Please read this post...

... from Economist's View. It is a very good explanation of what inflation actually is and isn't from a monetary policy makers prospective. If you care at all about the Fed, read and understand.


Vivek Vish said...

Funny then that the Fed stopped recording M3--the broadest measures of money supply always correlated best with inflation.

Anonymous said...

If this is the case, and a great deal of borrowed money is, right now, being taken off the table, perhaps forever, then we face a deflationary future, do we not?

In addition, the euro, currently breaking through the roof of currency trading, cannot last for long in a deflationary environment. It will fall when fewer dollars are available to chase it, will it not?

These are important questions, the answers to which I do not know.

Anonymous said...

You say in an earlier post that the world is awash in liquidity.

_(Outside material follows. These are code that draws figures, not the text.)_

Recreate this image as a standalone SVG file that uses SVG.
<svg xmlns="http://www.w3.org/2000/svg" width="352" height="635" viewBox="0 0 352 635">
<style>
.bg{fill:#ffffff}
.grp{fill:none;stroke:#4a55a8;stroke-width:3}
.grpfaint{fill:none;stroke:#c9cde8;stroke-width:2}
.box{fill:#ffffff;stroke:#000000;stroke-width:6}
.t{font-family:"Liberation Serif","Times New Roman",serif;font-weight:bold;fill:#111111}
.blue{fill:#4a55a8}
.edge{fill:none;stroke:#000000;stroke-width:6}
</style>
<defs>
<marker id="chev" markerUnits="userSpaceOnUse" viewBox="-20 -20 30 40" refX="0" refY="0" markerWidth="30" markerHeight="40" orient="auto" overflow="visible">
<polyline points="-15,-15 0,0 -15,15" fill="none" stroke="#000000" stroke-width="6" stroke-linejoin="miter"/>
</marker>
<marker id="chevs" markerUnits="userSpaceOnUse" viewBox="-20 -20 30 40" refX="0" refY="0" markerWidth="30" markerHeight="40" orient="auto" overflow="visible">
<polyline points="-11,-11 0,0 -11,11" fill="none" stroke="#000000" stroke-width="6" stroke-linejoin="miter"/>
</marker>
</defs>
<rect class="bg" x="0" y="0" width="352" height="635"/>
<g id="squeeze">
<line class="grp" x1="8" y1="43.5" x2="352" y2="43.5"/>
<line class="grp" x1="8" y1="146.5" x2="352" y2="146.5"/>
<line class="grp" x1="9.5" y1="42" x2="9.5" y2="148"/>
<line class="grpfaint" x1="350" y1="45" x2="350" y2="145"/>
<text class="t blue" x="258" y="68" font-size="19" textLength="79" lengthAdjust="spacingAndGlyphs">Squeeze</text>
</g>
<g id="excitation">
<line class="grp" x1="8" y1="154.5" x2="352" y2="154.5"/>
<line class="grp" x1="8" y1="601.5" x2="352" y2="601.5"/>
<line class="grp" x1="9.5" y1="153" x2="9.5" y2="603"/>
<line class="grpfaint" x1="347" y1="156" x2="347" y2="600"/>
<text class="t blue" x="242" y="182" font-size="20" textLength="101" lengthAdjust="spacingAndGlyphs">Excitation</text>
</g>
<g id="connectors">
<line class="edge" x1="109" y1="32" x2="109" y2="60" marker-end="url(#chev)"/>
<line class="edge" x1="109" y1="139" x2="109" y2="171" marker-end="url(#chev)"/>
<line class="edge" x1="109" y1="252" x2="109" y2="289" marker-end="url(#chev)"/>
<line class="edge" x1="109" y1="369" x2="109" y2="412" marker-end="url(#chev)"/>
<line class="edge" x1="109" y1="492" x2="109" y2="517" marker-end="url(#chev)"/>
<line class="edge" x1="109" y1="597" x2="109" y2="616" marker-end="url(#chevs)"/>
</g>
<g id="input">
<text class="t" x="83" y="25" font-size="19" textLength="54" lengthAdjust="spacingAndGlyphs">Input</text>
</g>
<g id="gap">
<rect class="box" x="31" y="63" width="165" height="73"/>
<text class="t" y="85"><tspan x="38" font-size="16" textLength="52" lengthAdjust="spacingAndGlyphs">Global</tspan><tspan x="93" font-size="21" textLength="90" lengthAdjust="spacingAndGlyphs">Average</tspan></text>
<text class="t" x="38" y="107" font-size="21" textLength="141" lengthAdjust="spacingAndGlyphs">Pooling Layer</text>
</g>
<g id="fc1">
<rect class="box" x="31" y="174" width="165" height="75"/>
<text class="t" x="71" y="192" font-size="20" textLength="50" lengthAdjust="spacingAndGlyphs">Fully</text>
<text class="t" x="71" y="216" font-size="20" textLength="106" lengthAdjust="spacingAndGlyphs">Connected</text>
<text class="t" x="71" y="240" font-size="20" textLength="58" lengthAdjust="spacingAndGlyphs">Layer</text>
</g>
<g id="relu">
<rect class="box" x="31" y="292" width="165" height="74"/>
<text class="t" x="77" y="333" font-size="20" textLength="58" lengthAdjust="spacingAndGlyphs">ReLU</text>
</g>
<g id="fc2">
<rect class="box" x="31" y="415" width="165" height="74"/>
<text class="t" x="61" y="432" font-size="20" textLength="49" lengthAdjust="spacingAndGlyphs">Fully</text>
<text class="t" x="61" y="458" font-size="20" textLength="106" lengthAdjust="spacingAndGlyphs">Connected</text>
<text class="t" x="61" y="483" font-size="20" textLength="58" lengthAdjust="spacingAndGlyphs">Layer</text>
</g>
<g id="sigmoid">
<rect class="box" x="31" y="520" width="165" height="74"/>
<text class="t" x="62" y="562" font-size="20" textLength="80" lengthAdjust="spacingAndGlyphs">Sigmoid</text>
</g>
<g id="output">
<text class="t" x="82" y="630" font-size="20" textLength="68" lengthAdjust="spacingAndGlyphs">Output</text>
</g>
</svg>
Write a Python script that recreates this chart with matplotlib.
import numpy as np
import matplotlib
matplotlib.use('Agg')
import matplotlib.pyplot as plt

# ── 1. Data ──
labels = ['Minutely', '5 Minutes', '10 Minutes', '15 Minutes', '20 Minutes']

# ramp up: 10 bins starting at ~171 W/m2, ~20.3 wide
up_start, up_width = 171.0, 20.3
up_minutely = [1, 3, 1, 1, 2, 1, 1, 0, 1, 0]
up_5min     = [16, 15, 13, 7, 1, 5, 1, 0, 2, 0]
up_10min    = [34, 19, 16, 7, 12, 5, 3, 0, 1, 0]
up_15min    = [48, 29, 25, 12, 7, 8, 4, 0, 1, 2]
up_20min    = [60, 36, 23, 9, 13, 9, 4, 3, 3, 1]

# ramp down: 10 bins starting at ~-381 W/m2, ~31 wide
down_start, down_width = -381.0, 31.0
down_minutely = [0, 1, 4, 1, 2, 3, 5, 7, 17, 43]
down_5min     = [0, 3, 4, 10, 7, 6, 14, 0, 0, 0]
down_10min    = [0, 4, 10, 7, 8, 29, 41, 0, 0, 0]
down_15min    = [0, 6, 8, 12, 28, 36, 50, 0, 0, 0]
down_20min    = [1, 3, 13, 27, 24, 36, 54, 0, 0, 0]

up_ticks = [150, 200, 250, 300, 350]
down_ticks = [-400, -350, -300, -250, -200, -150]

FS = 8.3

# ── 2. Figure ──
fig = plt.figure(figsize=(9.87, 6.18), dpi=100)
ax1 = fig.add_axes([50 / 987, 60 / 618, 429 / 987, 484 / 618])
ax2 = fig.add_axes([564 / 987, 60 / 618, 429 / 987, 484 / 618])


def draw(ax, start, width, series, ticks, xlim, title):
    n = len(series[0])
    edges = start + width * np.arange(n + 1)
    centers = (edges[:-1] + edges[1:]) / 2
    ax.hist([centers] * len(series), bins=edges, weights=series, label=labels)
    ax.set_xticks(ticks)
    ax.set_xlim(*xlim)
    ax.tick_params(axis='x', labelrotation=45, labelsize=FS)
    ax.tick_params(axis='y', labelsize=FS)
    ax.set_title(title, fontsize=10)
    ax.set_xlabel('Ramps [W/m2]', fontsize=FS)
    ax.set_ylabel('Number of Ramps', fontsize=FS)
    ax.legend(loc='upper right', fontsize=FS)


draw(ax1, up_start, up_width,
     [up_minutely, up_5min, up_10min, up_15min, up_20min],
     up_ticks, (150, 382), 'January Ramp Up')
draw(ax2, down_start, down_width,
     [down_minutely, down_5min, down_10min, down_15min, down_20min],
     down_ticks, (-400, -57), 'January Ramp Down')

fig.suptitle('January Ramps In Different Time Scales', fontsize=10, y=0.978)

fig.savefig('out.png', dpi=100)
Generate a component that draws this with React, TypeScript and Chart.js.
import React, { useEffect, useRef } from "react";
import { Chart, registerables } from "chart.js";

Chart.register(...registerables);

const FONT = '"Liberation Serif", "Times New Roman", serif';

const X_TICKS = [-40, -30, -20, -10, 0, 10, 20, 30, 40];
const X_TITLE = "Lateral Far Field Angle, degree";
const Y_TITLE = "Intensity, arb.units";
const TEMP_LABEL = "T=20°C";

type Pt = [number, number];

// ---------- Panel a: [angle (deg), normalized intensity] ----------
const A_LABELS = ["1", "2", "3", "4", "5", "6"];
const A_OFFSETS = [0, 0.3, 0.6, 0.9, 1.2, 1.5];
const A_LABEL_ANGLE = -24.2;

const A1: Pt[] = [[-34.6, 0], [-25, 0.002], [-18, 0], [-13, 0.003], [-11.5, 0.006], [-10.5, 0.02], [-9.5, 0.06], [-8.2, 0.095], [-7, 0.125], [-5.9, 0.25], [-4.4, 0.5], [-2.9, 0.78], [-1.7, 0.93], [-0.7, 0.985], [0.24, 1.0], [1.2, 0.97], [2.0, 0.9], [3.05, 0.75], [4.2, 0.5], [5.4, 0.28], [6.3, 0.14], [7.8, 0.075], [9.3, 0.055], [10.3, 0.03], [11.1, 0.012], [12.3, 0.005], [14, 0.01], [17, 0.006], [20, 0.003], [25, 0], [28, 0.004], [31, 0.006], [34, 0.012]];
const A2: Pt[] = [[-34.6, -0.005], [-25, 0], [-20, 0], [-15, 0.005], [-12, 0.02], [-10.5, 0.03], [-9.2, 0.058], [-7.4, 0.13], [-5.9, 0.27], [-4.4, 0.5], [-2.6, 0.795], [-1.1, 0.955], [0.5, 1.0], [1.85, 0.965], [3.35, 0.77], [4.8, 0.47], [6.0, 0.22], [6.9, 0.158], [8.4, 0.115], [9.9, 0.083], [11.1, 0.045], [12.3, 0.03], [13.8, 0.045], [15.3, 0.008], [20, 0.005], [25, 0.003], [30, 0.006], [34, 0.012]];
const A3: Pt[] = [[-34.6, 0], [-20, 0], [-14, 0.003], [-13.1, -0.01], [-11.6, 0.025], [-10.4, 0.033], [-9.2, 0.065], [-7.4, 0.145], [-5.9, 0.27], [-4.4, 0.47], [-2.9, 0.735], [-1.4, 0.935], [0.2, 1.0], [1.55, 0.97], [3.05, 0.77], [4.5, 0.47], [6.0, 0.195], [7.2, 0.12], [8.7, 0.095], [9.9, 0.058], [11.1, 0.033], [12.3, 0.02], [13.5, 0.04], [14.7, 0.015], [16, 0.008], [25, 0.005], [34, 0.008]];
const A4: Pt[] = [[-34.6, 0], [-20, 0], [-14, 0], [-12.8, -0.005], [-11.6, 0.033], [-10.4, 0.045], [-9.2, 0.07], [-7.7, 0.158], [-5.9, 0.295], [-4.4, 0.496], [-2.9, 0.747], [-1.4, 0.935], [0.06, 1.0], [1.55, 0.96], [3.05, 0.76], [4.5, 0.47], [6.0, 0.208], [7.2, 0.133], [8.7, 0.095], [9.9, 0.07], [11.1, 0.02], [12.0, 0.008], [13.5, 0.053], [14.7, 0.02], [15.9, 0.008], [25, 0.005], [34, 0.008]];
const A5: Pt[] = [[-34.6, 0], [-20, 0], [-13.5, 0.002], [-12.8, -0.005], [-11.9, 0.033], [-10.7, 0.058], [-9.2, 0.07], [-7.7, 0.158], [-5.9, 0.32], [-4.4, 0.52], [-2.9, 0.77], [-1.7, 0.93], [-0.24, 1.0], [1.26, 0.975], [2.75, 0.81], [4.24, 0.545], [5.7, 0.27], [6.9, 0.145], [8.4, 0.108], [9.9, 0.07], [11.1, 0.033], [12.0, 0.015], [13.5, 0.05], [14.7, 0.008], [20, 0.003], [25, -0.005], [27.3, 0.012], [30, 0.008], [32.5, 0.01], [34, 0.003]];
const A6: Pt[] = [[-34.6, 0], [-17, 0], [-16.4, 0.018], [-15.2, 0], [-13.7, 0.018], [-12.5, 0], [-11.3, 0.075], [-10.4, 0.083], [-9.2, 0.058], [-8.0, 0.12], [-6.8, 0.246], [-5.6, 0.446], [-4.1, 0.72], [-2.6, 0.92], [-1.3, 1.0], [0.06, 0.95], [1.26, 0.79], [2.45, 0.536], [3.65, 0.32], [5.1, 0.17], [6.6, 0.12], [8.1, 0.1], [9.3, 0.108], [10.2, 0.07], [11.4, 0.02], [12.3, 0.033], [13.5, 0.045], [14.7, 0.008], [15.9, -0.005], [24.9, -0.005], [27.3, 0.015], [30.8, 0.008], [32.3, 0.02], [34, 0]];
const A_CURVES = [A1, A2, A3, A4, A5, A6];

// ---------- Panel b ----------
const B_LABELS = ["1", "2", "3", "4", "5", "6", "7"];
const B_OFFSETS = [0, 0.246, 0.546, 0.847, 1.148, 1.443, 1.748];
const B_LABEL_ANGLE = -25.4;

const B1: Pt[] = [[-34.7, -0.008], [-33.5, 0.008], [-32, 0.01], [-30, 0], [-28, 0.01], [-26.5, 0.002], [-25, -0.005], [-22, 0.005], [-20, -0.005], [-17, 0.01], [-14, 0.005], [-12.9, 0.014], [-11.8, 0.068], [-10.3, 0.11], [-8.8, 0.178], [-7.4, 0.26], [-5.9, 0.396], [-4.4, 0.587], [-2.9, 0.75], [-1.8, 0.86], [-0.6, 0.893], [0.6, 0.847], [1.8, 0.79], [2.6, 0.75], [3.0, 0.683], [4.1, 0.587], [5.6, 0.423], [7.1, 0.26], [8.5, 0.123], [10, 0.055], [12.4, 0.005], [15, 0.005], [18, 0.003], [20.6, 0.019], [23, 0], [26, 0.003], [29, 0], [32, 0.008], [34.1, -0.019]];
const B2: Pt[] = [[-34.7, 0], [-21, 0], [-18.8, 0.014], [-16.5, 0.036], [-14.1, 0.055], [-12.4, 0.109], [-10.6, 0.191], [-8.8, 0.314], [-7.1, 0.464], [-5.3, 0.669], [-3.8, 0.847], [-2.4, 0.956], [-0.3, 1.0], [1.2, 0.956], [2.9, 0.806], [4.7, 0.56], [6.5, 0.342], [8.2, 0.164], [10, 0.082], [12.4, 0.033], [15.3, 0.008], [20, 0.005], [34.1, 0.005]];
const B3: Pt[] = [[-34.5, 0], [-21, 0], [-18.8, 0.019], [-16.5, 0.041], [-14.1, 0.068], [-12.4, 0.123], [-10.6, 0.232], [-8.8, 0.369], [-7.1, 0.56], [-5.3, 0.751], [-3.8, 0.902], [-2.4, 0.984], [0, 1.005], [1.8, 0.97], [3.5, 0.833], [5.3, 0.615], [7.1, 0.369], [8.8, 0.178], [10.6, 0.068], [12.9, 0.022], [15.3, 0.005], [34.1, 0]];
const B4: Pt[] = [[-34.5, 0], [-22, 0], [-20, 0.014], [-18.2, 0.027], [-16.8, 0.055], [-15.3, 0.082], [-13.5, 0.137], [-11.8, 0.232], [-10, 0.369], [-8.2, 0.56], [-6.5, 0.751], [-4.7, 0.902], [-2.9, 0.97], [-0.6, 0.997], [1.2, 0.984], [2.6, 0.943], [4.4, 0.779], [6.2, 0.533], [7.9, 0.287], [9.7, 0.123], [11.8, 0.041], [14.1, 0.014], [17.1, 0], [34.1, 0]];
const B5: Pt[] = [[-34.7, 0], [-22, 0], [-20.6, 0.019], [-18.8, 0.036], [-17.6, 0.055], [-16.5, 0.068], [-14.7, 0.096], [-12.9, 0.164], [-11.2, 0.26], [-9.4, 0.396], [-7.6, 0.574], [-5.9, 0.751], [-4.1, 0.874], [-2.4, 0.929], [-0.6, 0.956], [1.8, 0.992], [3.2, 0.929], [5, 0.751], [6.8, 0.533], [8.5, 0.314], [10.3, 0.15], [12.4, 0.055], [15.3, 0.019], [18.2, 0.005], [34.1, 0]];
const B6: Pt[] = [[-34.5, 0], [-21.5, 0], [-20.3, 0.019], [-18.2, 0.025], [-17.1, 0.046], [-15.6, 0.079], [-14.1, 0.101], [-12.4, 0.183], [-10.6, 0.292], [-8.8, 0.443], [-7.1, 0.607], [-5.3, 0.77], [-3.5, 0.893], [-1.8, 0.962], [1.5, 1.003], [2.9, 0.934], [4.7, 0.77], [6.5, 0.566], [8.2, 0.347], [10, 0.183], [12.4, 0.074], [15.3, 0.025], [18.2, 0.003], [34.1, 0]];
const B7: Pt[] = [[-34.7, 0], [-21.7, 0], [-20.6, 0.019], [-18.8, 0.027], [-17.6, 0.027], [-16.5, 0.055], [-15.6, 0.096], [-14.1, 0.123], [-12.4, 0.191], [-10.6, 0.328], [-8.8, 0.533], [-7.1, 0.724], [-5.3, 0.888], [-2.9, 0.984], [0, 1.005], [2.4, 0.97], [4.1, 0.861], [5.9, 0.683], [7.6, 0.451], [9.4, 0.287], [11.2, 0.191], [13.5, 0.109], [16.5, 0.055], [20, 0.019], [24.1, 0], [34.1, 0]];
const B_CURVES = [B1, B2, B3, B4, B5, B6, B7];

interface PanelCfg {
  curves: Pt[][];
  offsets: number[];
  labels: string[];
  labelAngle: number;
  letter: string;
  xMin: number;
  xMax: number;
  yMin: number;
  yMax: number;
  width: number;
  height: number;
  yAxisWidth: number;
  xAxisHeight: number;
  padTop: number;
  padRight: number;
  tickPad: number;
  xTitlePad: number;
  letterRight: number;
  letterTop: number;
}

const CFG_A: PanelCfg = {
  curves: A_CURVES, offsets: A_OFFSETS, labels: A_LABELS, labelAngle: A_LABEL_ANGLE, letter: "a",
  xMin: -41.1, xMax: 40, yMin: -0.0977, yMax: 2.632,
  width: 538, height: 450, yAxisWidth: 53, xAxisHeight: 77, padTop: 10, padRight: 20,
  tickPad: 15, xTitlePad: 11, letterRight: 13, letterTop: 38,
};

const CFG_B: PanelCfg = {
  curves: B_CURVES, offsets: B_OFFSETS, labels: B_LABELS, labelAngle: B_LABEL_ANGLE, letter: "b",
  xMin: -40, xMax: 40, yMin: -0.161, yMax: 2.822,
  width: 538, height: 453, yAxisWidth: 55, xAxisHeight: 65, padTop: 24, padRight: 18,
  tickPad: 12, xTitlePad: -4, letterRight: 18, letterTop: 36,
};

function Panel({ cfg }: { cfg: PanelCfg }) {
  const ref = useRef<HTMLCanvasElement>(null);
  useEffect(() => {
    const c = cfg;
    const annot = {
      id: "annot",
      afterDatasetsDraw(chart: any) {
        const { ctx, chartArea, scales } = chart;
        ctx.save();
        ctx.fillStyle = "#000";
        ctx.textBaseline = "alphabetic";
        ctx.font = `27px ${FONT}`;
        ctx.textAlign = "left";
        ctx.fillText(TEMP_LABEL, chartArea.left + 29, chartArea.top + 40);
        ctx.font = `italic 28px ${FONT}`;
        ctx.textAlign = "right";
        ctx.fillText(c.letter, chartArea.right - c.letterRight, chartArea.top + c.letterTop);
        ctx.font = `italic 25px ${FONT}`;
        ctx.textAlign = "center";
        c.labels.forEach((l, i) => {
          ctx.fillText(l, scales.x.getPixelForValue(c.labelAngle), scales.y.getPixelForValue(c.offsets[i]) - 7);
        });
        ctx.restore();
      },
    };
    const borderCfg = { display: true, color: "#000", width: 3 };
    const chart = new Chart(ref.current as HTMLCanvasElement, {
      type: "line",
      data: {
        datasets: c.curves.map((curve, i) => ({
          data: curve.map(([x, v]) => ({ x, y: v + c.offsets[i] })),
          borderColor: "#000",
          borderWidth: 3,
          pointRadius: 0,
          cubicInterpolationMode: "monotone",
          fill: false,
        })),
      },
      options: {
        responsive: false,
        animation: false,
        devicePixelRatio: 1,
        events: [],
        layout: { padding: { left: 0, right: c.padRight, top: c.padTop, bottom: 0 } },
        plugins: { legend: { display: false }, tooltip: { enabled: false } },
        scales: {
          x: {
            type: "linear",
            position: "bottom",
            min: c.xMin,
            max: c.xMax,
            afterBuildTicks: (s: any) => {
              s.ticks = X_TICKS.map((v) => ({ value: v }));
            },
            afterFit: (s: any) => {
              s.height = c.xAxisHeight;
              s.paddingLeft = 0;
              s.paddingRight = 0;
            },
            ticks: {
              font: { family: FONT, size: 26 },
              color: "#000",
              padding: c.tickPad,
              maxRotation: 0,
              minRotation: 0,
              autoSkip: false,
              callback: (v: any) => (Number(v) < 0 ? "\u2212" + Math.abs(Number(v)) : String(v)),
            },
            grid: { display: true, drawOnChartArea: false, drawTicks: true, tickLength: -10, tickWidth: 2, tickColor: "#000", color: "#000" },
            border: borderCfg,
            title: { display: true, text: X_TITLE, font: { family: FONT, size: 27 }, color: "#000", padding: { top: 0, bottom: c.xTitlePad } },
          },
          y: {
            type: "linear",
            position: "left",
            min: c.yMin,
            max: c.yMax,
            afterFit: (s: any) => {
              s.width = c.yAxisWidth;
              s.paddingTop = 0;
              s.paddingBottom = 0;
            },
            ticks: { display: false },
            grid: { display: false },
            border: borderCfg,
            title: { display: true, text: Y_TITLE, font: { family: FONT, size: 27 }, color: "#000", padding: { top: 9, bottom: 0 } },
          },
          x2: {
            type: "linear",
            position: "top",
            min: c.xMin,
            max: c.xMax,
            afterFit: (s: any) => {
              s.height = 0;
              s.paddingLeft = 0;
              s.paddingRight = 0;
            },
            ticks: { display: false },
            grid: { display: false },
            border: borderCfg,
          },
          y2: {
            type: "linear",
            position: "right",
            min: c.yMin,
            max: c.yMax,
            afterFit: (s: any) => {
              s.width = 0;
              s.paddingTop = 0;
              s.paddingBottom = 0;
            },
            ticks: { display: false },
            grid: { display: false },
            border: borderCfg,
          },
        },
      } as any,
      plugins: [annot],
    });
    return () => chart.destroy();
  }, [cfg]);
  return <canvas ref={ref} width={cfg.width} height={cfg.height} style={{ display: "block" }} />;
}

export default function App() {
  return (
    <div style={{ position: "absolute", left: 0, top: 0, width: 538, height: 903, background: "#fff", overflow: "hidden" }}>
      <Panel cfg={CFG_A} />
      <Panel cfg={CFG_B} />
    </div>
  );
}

Hence, there is no risk (whatsoever) of deflation, correct?

I am genuinely confused.

Accrued Interest said...


I think the "M" stats became misleading. Most monetarists now agree that actually measuring the money supply is next to impossible, due in part to cash held by foreigners for currency management.

Anon #1:

I have to ask someone who understands monetary theory better than myself to answer that question. I know that if we have one agent borrowing less (say, home owners) and another agent (say, corporations) borrow proportionately more than there can't be a net effect. By all accounts, corporate borrowing is relatively low right now.

As far as the euro, that would all depend on whether the same conditions are persisting in that market as well. Better to ask

Anon #2:

Don't think there is any risk of deflation immediately. But if we were to move in that direction for any reason, it would be harder to fight.